After a day to regroup after Wachau, I headed to Amsterdam for a visit with my old friend and band mate, Ed Simpson-Baikie, who has lived in Amsterdam for the past 35 yrs or so. We met in Victoria in 1969 or thereabouts and had a quite successful band locally shortly after which he headed for Europe. We've kept in touch and met up intermittently over the years so I couldn't be in Europe and not connect with him. I took the high speed German ICE train direct to Amsterdam and had instructions to meet Ed at the "meeting point" in the train station. He even included a map of where that was, which I failed to look at or download ahead of time, thinking I'd have time in the the station. In the end it wouldn't have made any difference anyway as it wasn't where the map indicated. I asked at information and they directed me to an area by the taxi stand. I went out there and saw nothing obvious except a big "M". Hmmmm.... M for meeting place. After a long wait there growing increasingly panicky, I realized that M was for metro. I asked the taxi guy where the meeting point was and he directed me to a point indoors that I saw no evidence of. Asked again at information and got the same response as the first time. By now an hour had passed since my arrival time and I figured that Ed would have given up on me so I headed off on foot to find his place. Interestingly enough, the same thing happened when I'd visited him many years before with my sister and brother except that then we did connect with him the station. It turns out that there is a formal meeting point with a great big "MEETING PLACE" sign at the opposite end of the station to where I was being directed but it faced out so that you wouldn't see it coming from the station, only coming to the station. And why the #+#¥&!!! didn't any of the information people know about it. In any case, with the help of google maps on the old iPad, I found my way through the marijuana redolent, bicycle choked streets to his place thinking, this is my kind of city. A lovely reunion with him and his wife, Leora, followed.
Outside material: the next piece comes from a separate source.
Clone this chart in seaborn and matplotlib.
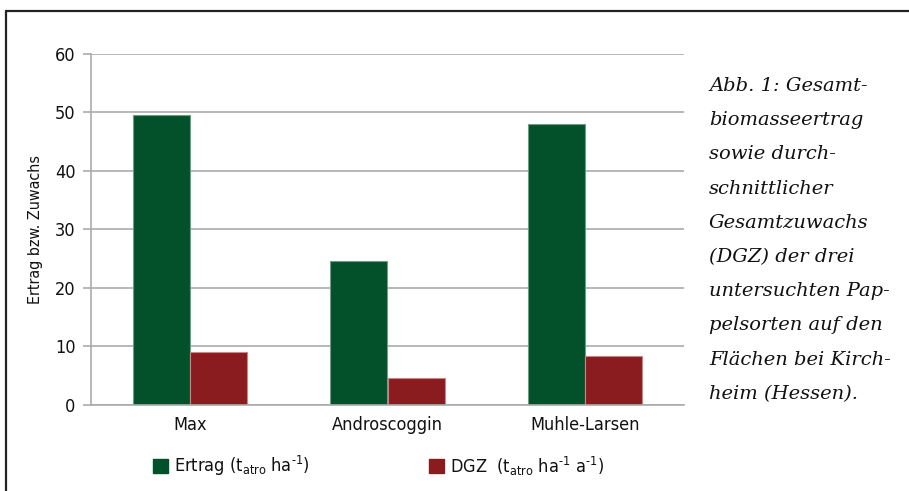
import matplotlib
matplotlib.use("Agg")
import matplotlib.pyplot as plt
from matplotlib.lines import Line2D
from matplotlib.patches import Patch
import seaborn as sns
import pandas as pd

# Poplar clones and their values
sorten = ["Max", "Androscoggin", "Muhle-Larsen"]
ertrag = [49.5, 24.6, 48.1]   # t atro / ha
dgz = [9.1, 4.5, 8.3]         # t atro / ha / a
y_ticks = [0, 10, 20, 30, 40, 50, 60]

serie_ertrag = r"Ertrag (t$_{\text{atro}}$ ha$^{\text{-1}}$)"
serie_dgz = r"DGZ  (t$_{\text{atro}}$ ha$^{\text{-1}}$ a$^{\text{-1}}$)"

caption_lines = [
    "Abb. 1: Gesamt-",
    "biomasseertrag",
    "sowie durch-",
    "schnittlicher",
    "Gesamtzuwachs",
    "(DGZ) der drei",
    "untersuchten Pap-",
    "pelsorten auf den",
    "Flächen bei Kirch-",
    "heim (Hessen).",
]

df = pd.DataFrame({
    "Sorte": sorten * 2,
    "Wert": ertrag + dgz,
    "Serie": [serie_ertrag] * 3 + [serie_dgz] * 3,
})

sns.set_theme(style="white")
plt.rcParams["font.family"] = ["DejaVu Sans"]
plt.rcParams["font.stretch"] = "condensed"
plt.rcParams["mathtext.fontset"] = "custom"
plt.rcParams["mathtext.rm"] = "DejaVu Sans:stretch=condensed"
plt.rcParams["mathtext.it"] = "DejaVu Sans:stretch=condensed"
plt.rcParams["mathtext.default"] = "rm"

green = "#03512A"
red = "#8A1B1E"
grid_c = "#ABABAB"
ink = "#111111"

fig = plt.figure(figsize=(9.09, 4.91), dpi=100)
ax = fig.add_axes([91 / 909, 1 - 404.7 / 491, (684 - 91) / 909, (404.7 - 54) / 491])

sns.barplot(data=df, x="Sorte", y="Wert", hue="Serie", order=sorten,
            hue_order=[serie_ertrag, serie_dgz], palette=[green, red],
            width=0.58, gap=0, ax=ax, legend=False, saturation=1,
            linewidth=0.8)
for patch in ax.patches:
    fc = patch.get_facecolor()
    patch.set_edgecolor("#6f9c84" if fc[1] > 0.2 else "#c9868a")

ax.set_xlim(-0.5, 2.5)
ax.set_ylim(0, 60)
ax.set_yticks(y_ticks)
ax.yaxis.grid(True, color=grid_c, linewidth=1.2)
ax.set_axisbelow(True)
for side in ["top", "right"]:
    ax.spines[side].set_visible(False)
for side in ["left", "bottom"]:
    ax.spines[side].set_color(grid_c)
    ax.spines[side].set_linewidth(1.2)

# category separators on the x axis
ax.set_xticks([0, 1, 2])
ax.set_xticks([-0.5, 0.5, 1.5, 2.5], minor=True)
ax.tick_params(axis="x", which="major", length=0, labelsize=13, pad=8, colors=ink)
ax.tick_params(axis="x", which="minor", length=6, width=1.2, color=grid_c, direction="out")
ax.tick_params(axis="y", length=6, width=1.2, color=grid_c, labelsize=13, pad=5,
               left=True, labelcolor=ink)
ax.set_xlabel("")
ax.set_ylabel("Ertrag bzw. Zuwachs", fontsize=11.5, labelpad=9, color=ink)

# legend entries below the axes
leg_kw = dict(loc="center left", frameon=False, fontsize=13, handlelength=0.85,
              handleheight=0.85, handletextpad=0.3, borderaxespad=0, borderpad=0,
              labelcolor=ink)
fig.legend([Patch(facecolor=green, edgecolor=green)], [serie_ertrag],
           bbox_to_anchor=(153 / 909, 1 - 466 / 491), **leg_kw)
fig.legend([Patch(facecolor=red, edgecolor=red)], [serie_dgz],
           bbox_to_anchor=(429 / 909, 1 - 466 / 491), **leg_kw)

# caption on the right
for i, line in enumerate(caption_lines):
    fig.text(709 / 909, 1 - (91 + 34.2 * i) / 491, line, ha="left", va="baseline",
             fontsize=14, style="italic", family=["DejaVu Serif"], stretch="normal",
             color=ink)

# outer frame (top and left edges)
fig.add_artist(Line2D([6 / 909, 1], [1 - 11 / 491, 1 - 11 / 491], color="#222222",
                      linewidth=1.6, transform=fig.transFigure))
fig.add_artist(Line2D([6 / 909, 6 / 909], [0, 1 - 11 / 491], color="#222222",
                      linewidth=1.6, transform=fig.transFigure))

fig.savefig("out.png", dpi=100)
Also staying with Ed was Orit Shimoni, a singer, songwriter, lovely young woman on perpetual tour across Canada and Europe, voice of an angel.
With just one day in Amsterdam and not great weather, there wasn't a lot of time for sight seeing though we did get get out long enough for me to be suitably mind boggled at the bicycle scene. It's one thing to hear about it and see some pictures but the sheer numbers and variety of bicycles is truly astonishing, most of them for transportation, as I'd heard, not recreation. Lycra and road bikes were rare. Bikes are utilitarian, for transportation.
Most of the time we chatted and ate and had a great music session, Ed and I jamming and accompanying Orit. He is a killer bass player and she sings so sweet and writes intense, melancholy songs. Once his old Gibson J50 and I got to know each other, I felt we were ready to go on tour. And Leora is a great vegetarian cook, a most welcome change from the wurst and carbs.
My visit went by quickly and all too soon it was time to board the ICE train again for Dusseldorf. Just inside the German border it was announced that, due to "technical difficulties" we'd need to change trains for the remainder of the trip. We stopped a a forsaken outdoor station in Emmerich and all got out and waited on the platform for the connecting train. After a time it pulled up and we attempted to board as all the passengers on that train attempted to disembark and get into our train for their trip to Amsterdam.
Seemed to me like a very unGerman, disorganized sort of exercise but we arrived in Dusseldorf more or less on time and I found my way to Jim and Heike's.
There are many museums in Dusseldorf so next day I set off to browse. The weather was threatening but I set off on Jim's bike which he kindly loaned me. Riding felt so good and the museum wasn't open yet so I decided to follow the path along the Rhine for a ways before going to the museum. It was wonderful cycling along the bike path not worrying about cars.
The first museum was a photo exhibit by an American photographer, Joel Meyerowitz. He does a lot of street photography as well as choreographed and is truly spectacular. Part of the exhibit had a movie about him in which he articulated his vision for his art. His was probably the most revelatory explanation of the art of photography that I have heard and I was deeply moved and inspired. His photos were profoundly moving as well. A most satisfying experience. Coming out of the museum I was dismayed to discover that it was raining so I donned rain pants and set off for another photography exhibit by a German photographer, Thomas Ruff. His work was quite abstract, very technical and not very moving. My plan following that was to go to a Paul Klee exhibit but I was lured back outside to the bike by sunshine and went for a long ride into the centre of town where I followed the inspiration of the wonderful photographs and took a lot of my own, unfortunately without the same results. But the afternoon light was lovely and the architecture was interesting and I had fun with it.
Jim had work to do so I cycled around taking in the sights, stopped for my first ever doner kebab and finally found my way back to get ready for the flight to Barcelona.